— Start —
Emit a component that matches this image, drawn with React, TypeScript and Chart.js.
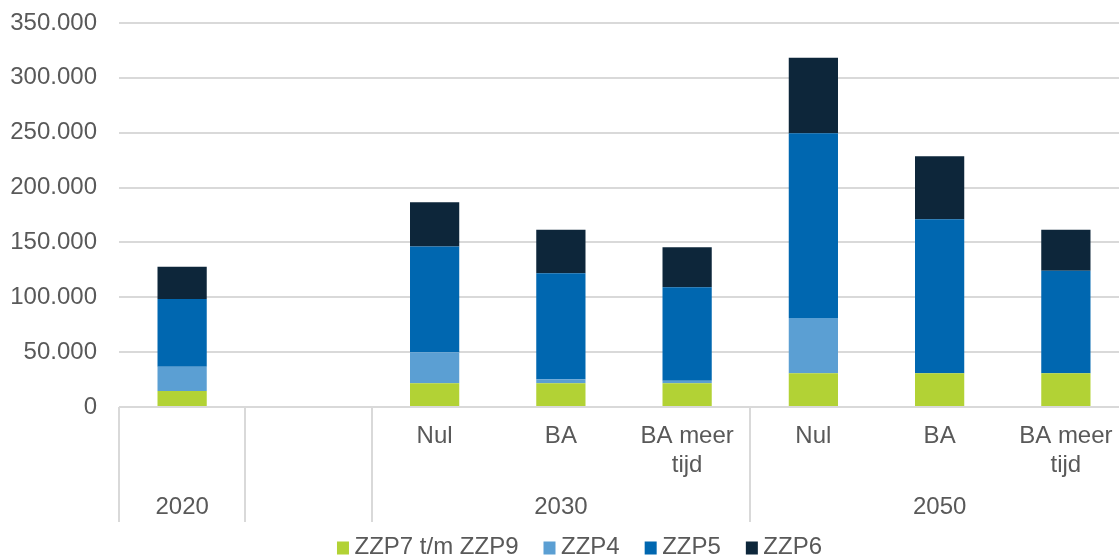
import React, { useEffect, useRef } from 'react';
import { Chart, registerables } from 'chart.js';

Chart.register(...registerables);

// ---- data ----
const categories: (string | string[])[] = ['', '', 'Nul', 'BA', ['BA meer', 'tijd'], 'Nul', 'BA', ['BA meer', 'tijd']];
const groupLabels = ['2020', '2030', '2050'];
const groupFirst = [0, 2, 5];
const groupLast = [0, 4, 7];
const separatorIndices = [0, 1, 2, 5, 8];

const seriesNames = ['ZZP7 t/m ZZP9', 'ZZP4', 'ZZP5', 'ZZP6'];
const zzp7tm9 = [14600, null, 21600, 21600, 21600, 30700, 30700, 30700];
const zzp4 = [22100, null, 28200, 3600, 2400, 50400, 0, 0];
const zzp5 = [61700, null, 96600, 96600, 85100, 168300, 140400, 93600];
const zzp6 = [29500, null, 40200, 39800, 36400, 69000, 57400, 37300];
const seriesColors = ['#b2d235', '#5b9fd3', '#0067b0', '#0d263a'];

const yMax = 350000;
const yStep = 50000;

const FONT = '"Liberation Sans", Arial, sans-serif';
const TEXT = '#595959';
const GRID = '#d9d9d9';

function fmt(v: number): string {
  const s = Math.round(v).toString();
  return s.replace(/\B(?=(\d{3})+(?!\d))/g, '.');
}

const extrasPlugin = {
  id: 'extras',
  afterDraw(chart: any) {
    const ctx = chart.ctx as CanvasRenderingContext2D;
    const x = chart.scales.x;
    const bottom = chart.chartArea.bottom;
    const w = x.getPixelForValue(1) - x.getPixelForValue(0);
    ctx.save();
    // separators
    ctx.strokeStyle = GRID;
    ctx.lineWidth = 2;
    separatorIndices.forEach((i) => {
      const px = Math.round(x.getPixelForValue(0) + (i - 0.5) * w);
      ctx.beginPath();
      ctx.moveTo(px, bottom);
      ctx.lineTo(px, bottom + 115);
      ctx.stroke();
    });
    // group labels
    ctx.fillStyle = TEXT;
    ctx.font = `24px ${FONT}`;
    ctx.textAlign = 'center';
    ctx.textBaseline = 'middle';
    groupLabels.forEach((g, k) => {
      const cx = (x.getPixelForValue(groupFirst[k]) + x.getPixelForValue(groupLast[k])) / 2;
      ctx.fillText(g, cx, bottom + 100);
    });
    // legend
    const boxW = 12;
    const boxH = 13;
    const gapText = 5.5;
    const gapItem = 25;
    const widths = seriesNames.map((n) => ctx.measureText(n).width);
    const total = widths.reduce((a, b) => a + b + boxW + gapText, 0) + gapItem * (seriesNames.length - 1);
    let lx = chart.width / 2 - total / 2;
    const ly = 547;
    ctx.textAlign = 'left';
    seriesNames.forEach((n, k) => {
      ctx.fillStyle = seriesColors[k];
      ctx.fillRect(lx, ly - 5.5, boxW, boxH);
      ctx.fillStyle = TEXT;
      ctx.fillText(n, lx + boxW + gapText, ly);
      lx += boxW + gapText + widths[k] + gapItem;
    });
    ctx.restore();
  },
};

export default function App() {
  const ref = useRef<HTMLCanvasElement>(null);
  useEffect(() => {
    if (!ref.current) return;
    const data = [zzp7tm9, zzp4, zzp5, zzp6];
    const chart = new Chart(ref.current, {
      type: 'bar',
      data: {
        labels: categories as any,
        datasets: seriesNames.map((name, k) => ({
          label: name,
          data: data[k] as any,
          backgroundColor: seriesColors[k],
          borderWidth: 0,
          barPercentage: 0.39,
          categoryPercentage: 1,
        })),
      },
      options: {
        responsive: false,
        maintainAspectRatio: false,
        animation: false,
        layout: { padding: { top: 23, right: 30, bottom: 0, left: 0 } },
        plugins: {
          legend: { display: false },
          tooltip: { enabled: false },
        },
        scales: {
          x: {
            stacked: true,
            grid: { display: false, drawTicks: false },
            border: { display: false },
            ticks: {
              color: TEXT,
              font: { family: FONT, size: 24, lineHeight: 1.2 },
              padding: 15,
              maxRotation: 0,
              autoSkip: false,
            },
            afterFit: (s: any) => {
              s.height = 151;
              s.paddingLeft = 0;
              s.paddingRight = 0;
            },
          },
          y: {
            stacked: true,
            min: 0,
            max: yMax,
            grid: { color: GRID, lineWidth: 2, drawTicks: false },
            border: { display: false },
            ticks: {
              stepSize: yStep,
              color: TEXT,
              font: { family: FONT, size: 24 },
              padding: 22,
              callback: (v: any) => fmt(Number(v)),
            },
            afterFit: (s: any) => {
              s.width = 119;
              s.paddingTop = 0;
              s.paddingBottom = 0;
            },
          },
        },
      },
      plugins: [extrasPlugin],
    });
    return () => chart.destroy();
  }, []);
  return (
    <div style={{ position: 'fixed', left: 0, top: 0, width: 1159, height: 558, background: '#fff' }}>
      <canvas ref={ref} width={1159} height={558} style={{ display: 'block' }} />
    </div>
  );
}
— End —
| What the exercise asks |
Give every line back word for word and leave the pictures out.

| Final result |
Emit a component that matches this image, drawn with React, TypeScript and Chart.js.
import React, { useEffect, useRef } from 'react';
import { Chart, registerables } from 'chart.js';

Chart.register(...registerables);

// ---- data ----
const categories: (string | string[])[] = ['', '', 'Nul', 'BA', ['BA meer', 'tijd'], 'Nul', 'BA', ['BA meer', 'tijd']];
const groupLabels = ['2020', '2030', '2050'];
const groupFirst = [0, 2, 5];
const groupLast = [0, 4, 7];
const separatorIndices = [0, 1, 2, 5, 8];

const seriesNames = ['ZZP7 t/m ZZP9', 'ZZP4', 'ZZP5', 'ZZP6'];
const zzp7tm9 = [14600, null, 21600, 21600, 21600, 30700, 30700, 30700];
const zzp4 = [22100, null, 28200, 3600, 2400, 50400, 0, 0];
const zzp5 = [61700, null, 96600, 96600, 85100, 168300, 140400, 93600];
const zzp6 = [29500, null, 40200, 39800, 36400, 69000, 57400, 37300];
const seriesColors = ['#b2d235', '#5b9fd3', '#0067b0', '#0d263a'];

const yMax = 350000;
const yStep = 50000;

const FONT = '"Liberation Sans", Arial, sans-serif';
const TEXT = '#595959';
const GRID = '#d9d9d9';

function fmt(v: number): string {
  const s = Math.round(v).toString();
  return s.replace(/\B(?=(\d{3})+(?!\d))/g, '.');
}

const extrasPlugin = {
  id: 'extras',
  afterDraw(chart: any) {
    const ctx = chart.ctx as CanvasRenderingContext2D;
    const x = chart.scales.x;
    const bottom = chart.chartArea.bottom;
    const w = x.getPixelForValue(1) - x.getPixelForValue(0);
    ctx.save();
    // separators
    ctx.strokeStyle = GRID;
    ctx.lineWidth = 2;
    separatorIndices.forEach((i) => {
      const px = Math.round(x.getPixelForValue(0) + (i - 0.5) * w);
      ctx.beginPath();
      ctx.moveTo(px, bottom);
      ctx.lineTo(px, bottom + 115);
      ctx.stroke();
    });
    // group labels
    ctx.fillStyle = TEXT;
    ctx.font = `24px ${FONT}`;
    ctx.textAlign = 'center';
    ctx.textBaseline = 'middle';
    groupLabels.forEach((g, k) => {
      const cx = (x.getPixelForValue(groupFirst[k]) + x.getPixelForValue(groupLast[k])) / 2;
      ctx.fillText(g, cx, bottom + 100);
    });
    // legend
    const boxW = 12;
    const boxH = 13;
    const gapText = 5.5;
    const gapItem = 25;
    const widths = seriesNames.map((n) => ctx.measureText(n).width);
    const total = widths.reduce((a, b) => a + b + boxW + gapText, 0) + gapItem * (seriesNames.length - 1);
    let lx = chart.width / 2 - total / 2;
    const ly = 547;
    ctx.textAlign = 'left';
    seriesNames.forEach((n, k) => {
      ctx.fillStyle = seriesColors[k];
      ctx.fillRect(lx, ly - 5.5, boxW, boxH);
      ctx.fillStyle = TEXT;
      ctx.fillText(n, lx + boxW + gapText, ly);
      lx += boxW + gapText + widths[k] + gapItem;
    });
    ctx.restore();
  },
};

export default function App() {
  const ref = useRef<HTMLCanvasElement>(null);
  useEffect(() => {
    if (!ref.current) return;
    const data = [zzp7tm9, zzp4, zzp5, zzp6];
    const chart = new Chart(ref.current, {
      type: 'bar',
      data: {
        labels: categories as any,
        datasets: seriesNames.map((name, k) => ({
          label: name,
          data: data[k] as any,
          backgroundColor: seriesColors[k],
          borderWidth: 0,
          barPercentage: 0.39,
          categoryPercentage: 1,
        })),
      },
      options: {
        responsive: false,
        maintainAspectRatio: false,
        animation: false,
        layout: { padding: { top: 23, right: 30, bottom: 0, left: 0 } },
        plugins: {
          legend: { display: false },
          tooltip: { enabled: false },
        },
        scales: {
          x: {
            stacked: true,
            grid: { display: false, drawTicks: false },
            border: { display: false },
            ticks: {
              color: TEXT,
              font: { family: FONT, size: 24, lineHeight: 1.2 },
              padding: 15,
              maxRotation: 0,
              autoSkip: false,
            },
            afterFit: (s: any) => {
              s.height = 151;
              s.paddingLeft = 0;
              s.paddingRight = 0;
            },
          },
          y: {
            stacked: true,
            min: 0,
            max: yMax,
            grid: { color: GRID, lineWidth: 2, drawTicks: false },
            border: { display: false },
            ticks: {
              stepSize: yStep,
              color: TEXT,
              font: { family: FONT, size: 24 },
              padding: 22,
              callback: (v: any) => fmt(Number(v)),
            },
            afterFit: (s: any) => {
              s.width = 119;
              s.paddingTop = 0;
              s.paddingBottom = 0;
            },
          },
        },
      },
      plugins: [extrasPlugin],
    });
    return () => chart.destroy();
  }, []);
  return (
    <div style={{ position: 'fixed', left: 0, top: 0, width: 1159, height: 558, background: '#fff' }}>
      <canvas ref={ref} width={1159} height={558} style={{ display: 'block' }} />
    </div>
  );
}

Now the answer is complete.